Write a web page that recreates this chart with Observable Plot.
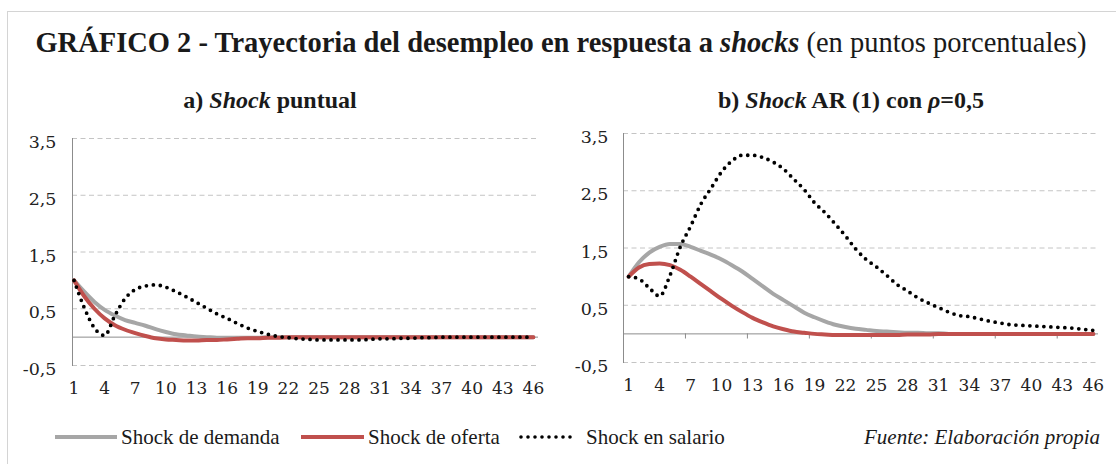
<!DOCTYPE html>
<html><head><meta charset="utf-8">
<script src="https://cdn.jsdelivr.net/npm/d3@7"></script>
<script src="https://cdn.jsdelivr.net/npm/@observablehq/plot@0.6"></script>
<style>
body{margin:0;background:#fff;}
#wrap{position:relative;width:1116px;height:464px;overflow:hidden;background:#fff;font-family:"Liberation Serif",serif;color:#1a1a1a;}
#frame{position:absolute;left:7px;top:11px;width:1300px;height:700px;border:1px solid #d4d4d4;}
.t{position:absolute;white-space:nowrap;line-height:1;}
#title{left:0;width:1122px;top:29px;text-align:center;font-size:28.5px;font-weight:bold;}
#title .n{font-weight:normal;}
.sub{top:88px;font-size:24px;font-weight:bold;text-align:center;}
#pa,#pb{position:absolute;}
.sw{position:absolute;height:4px;}
.lg{font-size:21px;top:427px;}
</style></head>
<body>
<div id="wrap">
  <div id="frame"></div>
  <div class="t" id="title">GRÁFICO 2 - Trayectoria del desempleo en respuesta a <i>shocks</i><span class="n"> (en puntos porcentuales)</span></div>
  <div class="t sub" style="left:120px;width:300px;">a) <i>Shock</i> puntual</div>
  <div class="t sub" style="left:701px;width:300px;">b) <i>Shock</i> AR (1) con <i>ρ</i>=0,5</div>
  <div id="pa"></div>
  <div id="pb"></div>
  <div class="sw" style="left:55px;top:435px;width:62px;background:#a6a6a6;"></div>
  <div class="t lg" style="left:121px;">Shock de demanda</div>
  <div class="sw" style="left:301px;top:435px;width:63px;background:#c0504d;"></div>
  <div class="t lg" style="left:368px;">Shock de oferta</div>
  <svg style="position:absolute;left:518px;top:431px;" width="60" height="12"><line x1="3" x2="57" y1="6" y2="6" stroke="#000" stroke-width="3.6" stroke-linecap="round" stroke-dasharray="0 7"/></svg>
  <div class="t lg" style="left:586px;">Shock en salario</div>
  <div class="t lg" style="left:800px;width:300px;text-align:right;font-style:italic;">Fuente: Elaboración propia</div>
</div>
<script>
const periods = [1,2,3,4,5,6,7,8,9,10,11,12,13,14,15,16,17,18,19,20,21,22,23,24,25,26,27,28,29,30,31,32,33,34,35,36,37,38,39,40,41,42,43,44,45,46];
const xTicks = [1,4,7,10,13,16,19,22,25,28,31,34,37,40,43,46];
const yTicks = [-0.5,0.5,1.5,2.5,3.5];
const tickMarksB = [6.5,12.5,18.5,24.5,30.5,36.5,42.5];

// a) Shock puntual
const demandaA = [1.0,0.80,0.62,0.48,0.38,0.30,0.25,0.20,0.14,0.09,0.05,0.03,0.01,0.0,-0.01,-0.01,-0.01,-0.01,-0.01,0,0,0,0,0,0,0,0,0,0,0,0,0,0,0,0,0,0,0,0,0,0,0,0,0,0,0];
const ofertaA  = [1.0,0.72,0.50,0.33,0.21,0.13,0.07,0.02,-0.02,-0.04,-0.05,-0.06,-0.06,-0.05,-0.05,-0.04,-0.03,-0.02,-0.02,-0.01,-0.01,0,0,0,0,0,0,0,0,0,0,0,0,0,0,0,0,0,0,0,0,0,0,0,0,0];
const salarioA = [1.0,0.52,0.16,0.03,0.38,0.68,0.84,0.90,0.92,0.88,0.80,0.71,0.61,0.51,0.41,0.33,0.24,0.16,0.10,0.05,0.01,-0.01,-0.03,-0.04,-0.05,-0.05,-0.05,-0.05,-0.05,-0.04,-0.03,-0.03,-0.02,-0.02,-0.01,-0.01,0,0,0,0,0,0,0,0,0,0];

// b) Shock AR(1) con rho = 0,5
const demandaB = [1.0,1.25,1.42,1.52,1.57,1.57,1.52,1.45,1.38,1.30,1.20,1.09,0.96,0.83,0.70,0.59,0.48,0.37,0.29,0.22,0.16,0.12,0.09,0.07,0.05,0.04,0.03,0.02,0.02,0.01,0.01,0,0,0,0,0,0,0,0,0,0,0,0,0,0,0];
const ofertaB  = [1.0,1.16,1.22,1.23,1.20,1.12,1.00,0.87,0.74,0.61,0.49,0.38,0.28,0.20,0.13,0.08,0.04,0.02,0.0,-0.01,-0.02,-0.02,-0.02,-0.02,-0.02,-0.02,-0.02,-0.01,-0.01,-0.01,0,0,0,0,0,0,0,0,0,0,0,0,0,0,0,0];
const salarioB = [1.0,0.96,0.80,0.66,1.02,1.52,1.88,2.27,2.55,2.83,3.02,3.12,3.12,3.08,3.00,2.88,2.70,2.52,2.29,2.12,1.92,1.71,1.48,1.30,1.17,1.02,0.86,0.75,0.63,0.54,0.46,0.38,0.32,0.30,0.26,0.22,0.19,0.16,0.15,0.14,0.13,0.12,0.11,0.10,0.08,0.06];

const fmt = d => String(d).replace(".", ",");
const mk = arr => periods.map((t, i) => ({t, v: arr[i]}));

function panel(dem, ofe, sal, o) {
  const marks = [
    Plot.ruleY(yTicks, {stroke: "#c4c4c4", strokeDasharray: "5 3.5"}),
    Plot.ruleY([0], {stroke: "#8c8c8c"}),
    Plot.frame({anchor: "left", stroke: "#8c8c8c"})
  ];
  if (o.tickMarks) marks.push(Plot.ruleX(o.tickMarks, {y1: 0, y2: -0.09, stroke: "#8c8c8c"}));
  marks.push(
    Plot.lineY(mk(dem), {x: "t", y: "v", stroke: "#a6a6a6", strokeWidth: 4, curve: "monotone-x"}),
    Plot.lineY(mk(ofe), {x: "t", y: "v", stroke: "#c0504d", strokeWidth: 4, curve: "monotone-x"}),
    Plot.lineY(mk(sal), {x: "t", y: "v", stroke: "#000", strokeWidth: 3.8, strokeDasharray: "0 7", strokeLinecap: "round", curve: "monotone-x"}),
    Plot.axisY({ticks: yTicks, tickFormat: fmt, tickSize: 0, tickPadding: o.padY, dy: 4, fill: "#222", label: null, fontSize: 17.5}),
    Plot.axisX({ticks: xTicks, tickFormat: d => String(d), tickSize: 0, tickPadding: 16, fill: "#222", label: null, fontSize: 17})
  );
  return Plot.plot({
    width: o.width, height: 290,
    marginLeft: o.ml, marginRight: o.mr, marginTop: 18, marginBottom: o.mb,
    x: {domain: o.xDomain},
    y: {domain: [-0.5, 3.5]},
    style: {fontFamily: "DejaVu Serif", background: "transparent", overflow: "visible"},
    marks
  });
}

const pa = document.getElementById("pa");
pa.style.left = "0px"; pa.style.top = "120px";
pa.appendChild(panel(demandaA, ofertaA, salarioA, {width: 556, ml: 72, mr: 18, mb: 45, xDomain: [0.85, 46.5], padY: 16}));

const pb = document.getElementById("pb");
pb.style.left = "556px"; pb.style.top = "115px";
pb.appendChild(panel(demandaB, ofertaB, salarioB, {width: 560, ml: 67, mr: 18, mb: 43, xDomain: [0.5, 46.5], padY: 15, tickMarks: tickMarksB}));
</script>
</body></html>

• **Task instructions**: Set down the complete material exactly, but do not include the images.

• **Full answer**:
Write a web page that recreates this chart with Observable Plot.
<!DOCTYPE html>
<html><head><meta charset="utf-8">
<script src="https://cdn.jsdelivr.net/npm/d3@7"></script>
<script src="https://cdn.jsdelivr.net/npm/@observablehq/plot@0.6"></script>
<style>
body{margin:0;background:#fff;}
#wrap{position:relative;width:1116px;height:464px;overflow:hidden;background:#fff;font-family:"Liberation Serif",serif;color:#1a1a1a;}
#frame{position:absolute;left:7px;top:11px;width:1300px;height:700px;border:1px solid #d4d4d4;}
.t{position:absolute;white-space:nowrap;line-height:1;}
#title{left:0;width:1122px;top:29px;text-align:center;font-size:28.5px;font-weight:bold;}
#title .n{font-weight:normal;}
.sub{top:88px;font-size:24px;font-weight:bold;text-align:center;}
#pa,#pb{position:absolute;}
.sw{position:absolute;height:4px;}
.lg{font-size:21px;top:427px;}
</style></head>
<body>
<div id="wrap">
  <div id="frame"></div>
  <div class="t" id="title">GRÁFICO 2 - Trayectoria del desempleo en respuesta a <i>shocks</i><span class="n"> (en puntos porcentuales)</span></div>
  <div class="t sub" style="left:120px;width:300px;">a) <i>Shock</i> puntual</div>
  <div class="t sub" style="left:701px;width:300px;">b) <i>Shock</i> AR (1) con <i>ρ</i>=0,5</div>
  <div id="pa"></div>
  <div id="pb"></div>
  <div class="sw" style="left:55px;top:435px;width:62px;background:#a6a6a6;"></div>
  <div class="t lg" style="left:121px;">Shock de demanda</div>
  <div class="sw" style="left:301px;top:435px;width:63px;background:#c0504d;"></div>
  <div class="t lg" style="left:368px;">Shock de oferta</div>
  <svg style="position:absolute;left:518px;top:431px;" width="60" height="12"><line x1="3" x2="57" y1="6" y2="6" stroke="#000" stroke-width="3.6" stroke-linecap="round" stroke-dasharray="0 7"/></svg>
  <div class="t lg" style="left:586px;">Shock en salario</div>
  <div class="t lg" style="left:800px;width:300px;text-align:right;font-style:italic;">Fuente: Elaboración propia</div>
</div>
<script>
const periods = [1,2,3,4,5,6,7,8,9,10,11,12,13,14,15,16,17,18,19,20,21,22,23,24,25,26,27,28,29,30,31,32,33,34,35,36,37,38,39,40,41,42,43,44,45,46];
const xTicks = [1,4,7,10,13,16,19,22,25,28,31,34,37,40,43,46];
const yTicks = [-0.5,0.5,1.5,2.5,3.5];
const tickMarksB = [6.5,12.5,18.5,24.5,30.5,36.5,42.5];

// a) Shock puntual
const demandaA = [1.0,0.80,0.62,0.48,0.38,0.30,0.25,0.20,0.14,0.09,0.05,0.03,0.01,0.0,-0.01,-0.01,-0.01,-0.01,-0.01,0,0,0,0,0,0,0,0,0,0,0,0,0,0,0,0,0,0,0,0,0,0,0,0,0,0,0];
const ofertaA  = [1.0,0.72,0.50,0.33,0.21,0.13,0.07,0.02,-0.02,-0.04,-0.05,-0.06,-0.06,-0.05,-0.05,-0.04,-0.03,-0.02,-0.02,-0.01,-0.01,0,0,0,0,0,0,0,0,0,0,0,0,0,0,0,0,0,0,0,0,0,0,0,0,0];
const salarioA = [1.0,0.52,0.16,0.03,0.38,0.68,0.84,0.90,0.92,0.88,0.80,0.71,0.61,0.51,0.41,0.33,0.24,0.16,0.10,0.05,0.01,-0.01,-0.03,-0.04,-0.05,-0.05,-0.05,-0.05,-0.05,-0.04,-0.03,-0.03,-0.02,-0.02,-0.01,-0.01,0,0,0,0,0,0,0,0,0,0];

// b) Shock AR(1) con rho = 0,5
const demandaB = [1.0,1.25,1.42,1.52,1.57,1.57,1.52,1.45,1.38,1.30,1.20,1.09,0.96,0.83,0.70,0.59,0.48,0.37,0.29,0.22,0.16,0.12,0.09,0.07,0.05,0.04,0.03,0.02,0.02,0.01,0.01,0,0,0,0,0,0,0,0,0,0,0,0,0,0,0];
const ofertaB  = [1.0,1.16,1.22,1.23,1.20,1.12,1.00,0.87,0.74,0.61,0.49,0.38,0.28,0.20,0.13,0.08,0.04,0.02,0.0,-0.01,-0.02,-0.02,-0.02,-0.02,-0.02,-0.02,-0.02,-0.01,-0.01,-0.01,0,0,0,0,0,0,0,0,0,0,0,0,0,0,0,0];
const salarioB = [1.0,0.96,0.80,0.66,1.02,1.52,1.88,2.27,2.55,2.83,3.02,3.12,3.12,3.08,3.00,2.88,2.70,2.52,2.29,2.12,1.92,1.71,1.48,1.30,1.17,1.02,0.86,0.75,0.63,0.54,0.46,0.38,0.32,0.30,0.26,0.22,0.19,0.16,0.15,0.14,0.13,0.12,0.11,0.10,0.08,0.06];

const fmt = d => String(d).replace(".", ",");
const mk = arr => periods.map((t, i) => ({t, v: arr[i]}));

function panel(dem, ofe, sal, o) {
  const marks = [
    Plot.ruleY(yTicks, {stroke: "#c4c4c4", strokeDasharray: "5 3.5"}),
    Plot.ruleY([0], {stroke: "#8c8c8c"}),
    Plot.frame({anchor: "left", stroke: "#8c8c8c"})
  ];
  if (o.tickMarks) marks.push(Plot.ruleX(o.tickMarks, {y1: 0, y2: -0.09, stroke: "#8c8c8c"}));
  marks.push(
    Plot.lineY(mk(dem), {x: "t", y: "v", stroke: "#a6a6a6", strokeWidth: 4, curve: "monotone-x"}),
    Plot.lineY(mk(ofe), {x: "t", y: "v", stroke: "#c0504d", strokeWidth: 4, curve: "monotone-x"}),
    Plot.lineY(mk(sal), {x: "t", y: "v", stroke: "#000", strokeWidth: 3.8, strokeDasharray: "0 7", strokeLinecap: "round", curve: "monotone-x"}),
    Plot.axisY({ticks: yTicks, tickFormat: fmt, tickSize: 0, tickPadding: o.padY, dy: 4, fill: "#222", label: null, fontSize: 17.5}),
    Plot.axisX({ticks: xTicks, tickFormat: d => String(d), tickSize: 0, tickPadding: 16, fill: "#222", label: null, fontSize: 17})
  );
  return Plot.plot({
    width: o.width, height: 290,
    marginLeft: o.ml, marginRight: o.mr, marginTop: 18, marginBottom: o.mb,
    x: {domain: o.xDomain},
    y: {domain: [-0.5, 3.5]},
    style: {fontFamily: "DejaVu Serif", background: "transparent", overflow: "visible"},
    marks
  });
}

const pa = document.getElementById("pa");
pa.style.left = "0px"; pa.style.top = "120px";
pa.appendChild(panel(demandaA, ofertaA, salarioA, {width: 556, ml: 72, mr: 18, mb: 45, xDomain: [0.85, 46.5], padY: 16}));

const pb = document.getElementById("pb");
pb.style.left = "556px"; pb.style.top = "115px";
pb.appendChild(panel(demandaB, ofertaB, salarioB, {width: 560, ml: 67, mr: 18, mb: 43, xDomain: [0.5, 46.5], padY: 15, tickMarks: tickMarksB}));
</script>
</body></html>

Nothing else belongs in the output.